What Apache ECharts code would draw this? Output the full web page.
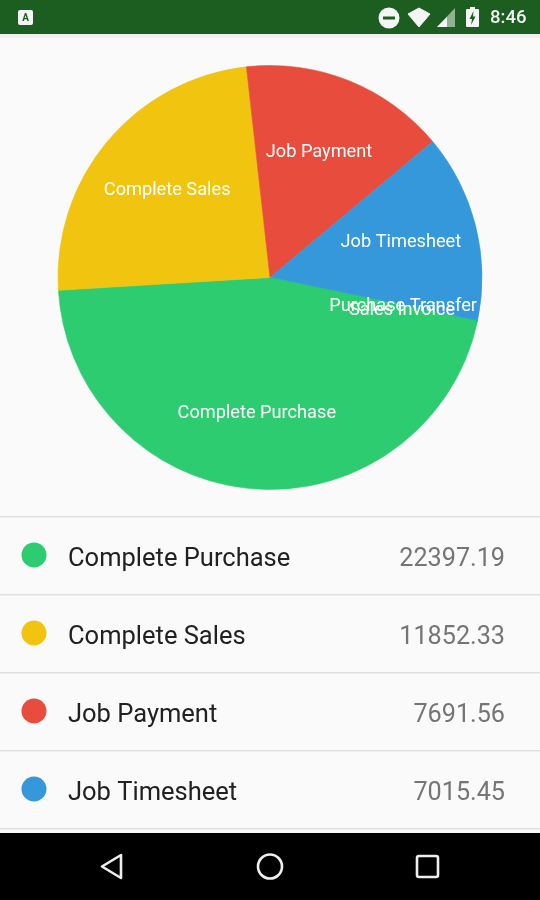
<!DOCTYPE html>
<html><head><meta charset="utf-8">
<style>html,body{margin:0;padding:0;background:#fafafa}#c{width:540px;height:900px}</style>
<script src="https://cdn.jsdelivr.net/npm/echarts@6/dist/echarts.min.js"></script>
</head><body><div id="c"></div>
<script>
const categories = ['Complete Purchase','Complete Sales','Job Payment','Job Timesheet','Purchase Transfer','Sales Invoice'];
const values = [22397.19,11852.33,7691.56,7015.45,32,14];
const valueLabels = ['22397.19','11852.33','7691.56','7015.45'];
const colors = ['#2ecc71','#f1c40f','#e74c3c','#3498db','#3498db','#2ecc71'];
const labelOffsets = [[-3,-1],[2,1],[-2,2],[-2,-2],[-1,1],[-2,5]];
const clock = '8:46';

const chart = echarts.init(document.getElementById('c'),null,{renderer:'canvas'});
const font = 'Roboto';
const rows = [];
const rowH = 78, firstRow = 517;
valueLabels.forEach((v,i)=>{
  const y = firstRow + i*rowH;
  const cy = y + 38;
  rows.push(
    {type:'rect',shape:{x:0,y:y-1,width:540,height:1.6},style:{fill:'#e0e0e0'}},
    {type:'circle',shape:{cx:34,cy:cy,r:12.5},style:{fill:colors[i]}},
    {type:'text',style:{text:categories[i],x:68,y:cy+4.5,fill:'#212121',font:'25.5px '+font,textVerticalAlign:'middle'}},
    {type:'text',style:{text:v,x:505,y:cy+4.5,fill:'#757575',font:'25.2px '+font,textAlign:'right',textVerticalAlign:'middle'}}
  );
});
const chrome = [
  {type:'rect',shape:{x:0,y:828,width:540,height:1.6},style:{fill:'#e0e0e0'}},
  {type:'rect',shape:{x:0,y:833,width:540,height:67},style:{fill:'#000'}},
  {type:'polygon',shape:{points:[[121,855],[121,878],[102,866.5]]},style:{fill:'none',stroke:'#eee',lineWidth:2.6,lineJoin:'round'}},
  {type:'circle',shape:{cx:270,cy:866.5,r:12},style:{fill:'none',stroke:'#eee',lineWidth:2.6}},
  {type:'rect',shape:{x:417,y:856,width:21,height:21,r:2},style:{fill:'none',stroke:'#eee',lineWidth:2.6}},
  {type:'rect',shape:{x:0,y:34,width:540,height:4},style:{fill:'#f0f0f0'}},
  {type:'rect',shape:{x:0,y:0,width:540,height:34},style:{fill:'#1b5e20'}},
  {type:'rect',shape:{x:18,y:10,width:15,height:15,r:2},style:{fill:'#f5f5f5'}},
  {type:'text',style:{text:'A',x:25.5,y:18,fill:'#1b5e20',font:'bold 10px '+font,textAlign:'center',textVerticalAlign:'middle'}},
  {type:'circle',shape:{cx:389,cy:18,r:10.5},style:{fill:'#f5f5f5'}},
  {type:'rect',shape:{x:383,y:16.5,width:12,height:3},style:{fill:'#1b5e20'}},
  {type:'polygon',shape:{points:[[408,14],[419,8],[430,14],[419,27]]},style:{fill:'#f5f5f5',lineJoin:'round',stroke:'#f5f5f5',lineWidth:1}},
  {type:'polygon',shape:{points:[[437,27],[455,8],[455,27]]},style:{fill:'#8fb391'}},
  {type:'polygon',shape:{points:[[437,27],[447,17],[447,27]]},style:{fill:'#f5f5f5'}},
  {type:'rect',shape:{x:466,y:9,width:13,height:18,r:1},style:{fill:'#f5f5f5'}},
  {type:'rect',shape:{x:470,y:7,width:5,height:2},style:{fill:'#f5f5f5'}},
  {type:'polygon',shape:{points:[[473.5,11],[469.5,19],[472,19],[471,25],[475.5,16.5],[473,16.5]]},style:{fill:'#1b5e20'}},
  {type:'text',style:{text:clock,x:490,y:18,fill:'#f5f5f5',font:'500 18.5px '+font,textVerticalAlign:'middle'}}
];
const pieData = categories.map((n,i)=>({name:n,value:values[i],itemStyle:{color:colors[i],borderColor:colors[i],borderWidth:0.6}}));
const labelData = categories.map((n,i)=>({name:n,value:values[i],label:{offset:labelOffsets[i]}}));
chart.setOption({
  animation:false,
  backgroundColor:'#fafafa',
  graphic:{elements:[...rows,...chrome]},
  series:[
    {type:'pie',center:[270,277.5],radius:[0,212],startAngle:-12,clockwise:true,silent:true,
     avoidLabelOverlap:false,label:{show:false},labelLine:{show:false},data:pieData},
    {type:'pie',center:[270,277.5],radius:[56,212],startAngle:-12,clockwise:true,silent:true,
     avoidLabelOverlap:false,itemStyle:{color:'rgba(0,0,0,0)'},
     label:{show:true,position:'inside',color:'#fff',fontFamily:font,fontSize:18.2,minMargin:0},
     labelLayout:{hideOverlap:false},
     labelLine:{show:false},data:labelData}
  ]
});
</script></body></html>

***

- [TASK] Would you set down the listing exactly, omitting pictures?

- [FINAL ANSWER]
What Apache ECharts code would draw this? Output the full web page.
<!DOCTYPE html>
<html><head><meta charset="utf-8">
<style>html,body{margin:0;padding:0;background:#fafafa}#c{width:540px;height:900px}</style>
<script src="https://cdn.jsdelivr.net/npm/echarts@6/dist/echarts.min.js"></script>
</head><body><div id="c"></div>
<script>
const categories = ['Complete Purchase','Complete Sales','Job Payment','Job Timesheet','Purchase Transfer','Sales Invoice'];
const values = [22397.19,11852.33,7691.56,7015.45,32,14];
const valueLabels = ['22397.19','11852.33','7691.56','7015.45'];
const colors = ['#2ecc71','#f1c40f','#e74c3c','#3498db','#3498db','#2ecc71'];
const labelOffsets = [[-3,-1],[2,1],[-2,2],[-2,-2],[-1,1],[-2,5]];
const clock = '8:46';

const chart = echarts.init(document.getElementById('c'),null,{renderer:'canvas'});
const font = 'Roboto';
const rows = [];
const rowH = 78, firstRow = 517;
valueLabels.forEach((v,i)=>{
  const y = firstRow + i*rowH;
  const cy = y + 38;
  rows.push(
    {type:'rect',shape:{x:0,y:y-1,width:540,height:1.6},style:{fill:'#e0e0e0'}},
    {type:'circle',shape:{cx:34,cy:cy,r:12.5},style:{fill:colors[i]}},
    {type:'text',style:{text:categories[i],x:68,y:cy+4.5,fill:'#212121',font:'25.5px '+font,textVerticalAlign:'middle'}},
    {type:'text',style:{text:v,x:505,y:cy+4.5,fill:'#757575',font:'25.2px '+font,textAlign:'right',textVerticalAlign:'middle'}}
  );
});
const chrome = [
  {type:'rect',shape:{x:0,y:828,width:540,height:1.6},style:{fill:'#e0e0e0'}},
  {type:'rect',shape:{x:0,y:833,width:540,height:67},style:{fill:'#000'}},
  {type:'polygon',shape:{points:[[121,855],[121,878],[102,866.5]]},style:{fill:'none',stroke:'#eee',lineWidth:2.6,lineJoin:'round'}},
  {type:'circle',shape:{cx:270,cy:866.5,r:12},style:{fill:'none',stroke:'#eee',lineWidth:2.6}},
  {type:'rect',shape:{x:417,y:856,width:21,height:21,r:2},style:{fill:'none',stroke:'#eee',lineWidth:2.6}},
  {type:'rect',shape:{x:0,y:34,width:540,height:4},style:{fill:'#f0f0f0'}},
  {type:'rect',shape:{x:0,y:0,width:540,height:34},style:{fill:'#1b5e20'}},
  {type:'rect',shape:{x:18,y:10,width:15,height:15,r:2},style:{fill:'#f5f5f5'}},
  {type:'text',style:{text:'A',x:25.5,y:18,fill:'#1b5e20',font:'bold 10px '+font,textAlign:'center',textVerticalAlign:'middle'}},
  {type:'circle',shape:{cx:389,cy:18,r:10.5},style:{fill:'#f5f5f5'}},
  {type:'rect',shape:{x:383,y:16.5,width:12,height:3},style:{fill:'#1b5e20'}},
  {type:'polygon',shape:{points:[[408,14],[419,8],[430,14],[419,27]]},style:{fill:'#f5f5f5',lineJoin:'round',stroke:'#f5f5f5',lineWidth:1}},
  {type:'polygon',shape:{points:[[437,27],[455,8],[455,27]]},style:{fill:'#8fb391'}},
  {type:'polygon',shape:{points:[[437,27],[447,17],[447,27]]},style:{fill:'#f5f5f5'}},
  {type:'rect',shape:{x:466,y:9,width:13,height:18,r:1},style:{fill:'#f5f5f5'}},
  {type:'rect',shape:{x:470,y:7,width:5,height:2},style:{fill:'#f5f5f5'}},
  {type:'polygon',shape:{points:[[473.5,11],[469.5,19],[472,19],[471,25],[475.5,16.5],[473,16.5]]},style:{fill:'#1b5e20'}},
  {type:'text',style:{text:clock,x:490,y:18,fill:'#f5f5f5',font:'500 18.5px '+font,textVerticalAlign:'middle'}}
];
const pieData = categories.map((n,i)=>({name:n,value:values[i],itemStyle:{color:colors[i],borderColor:colors[i],borderWidth:0.6}}));
const labelData = categories.map((n,i)=>({name:n,value:values[i],label:{offset:labelOffsets[i]}}));
chart.setOption({
  animation:false,
  backgroundColor:'#fafafa',
  graphic:{elements:[...rows,...chrome]},
  series:[
    {type:'pie',center:[270,277.5],radius:[0,212],startAngle:-12,clockwise:true,silent:true,
     avoidLabelOverlap:false,label:{show:false},labelLine:{show:false},data:pieData},
    {type:'pie',center:[270,277.5],radius:[56,212],startAngle:-12,clockwise:true,silent:true,
     avoidLabelOverlap:false,itemStyle:{color:'rgba(0,0,0,0)'},
     label:{show:true,position:'inside',color:'#fff',fontFamily:font,fontSize:18.2,minMargin:0},
     labelLayout:{hideOverlap:false},
     labelLine:{show:false},data:labelData}
  ]
});
</script></body></html>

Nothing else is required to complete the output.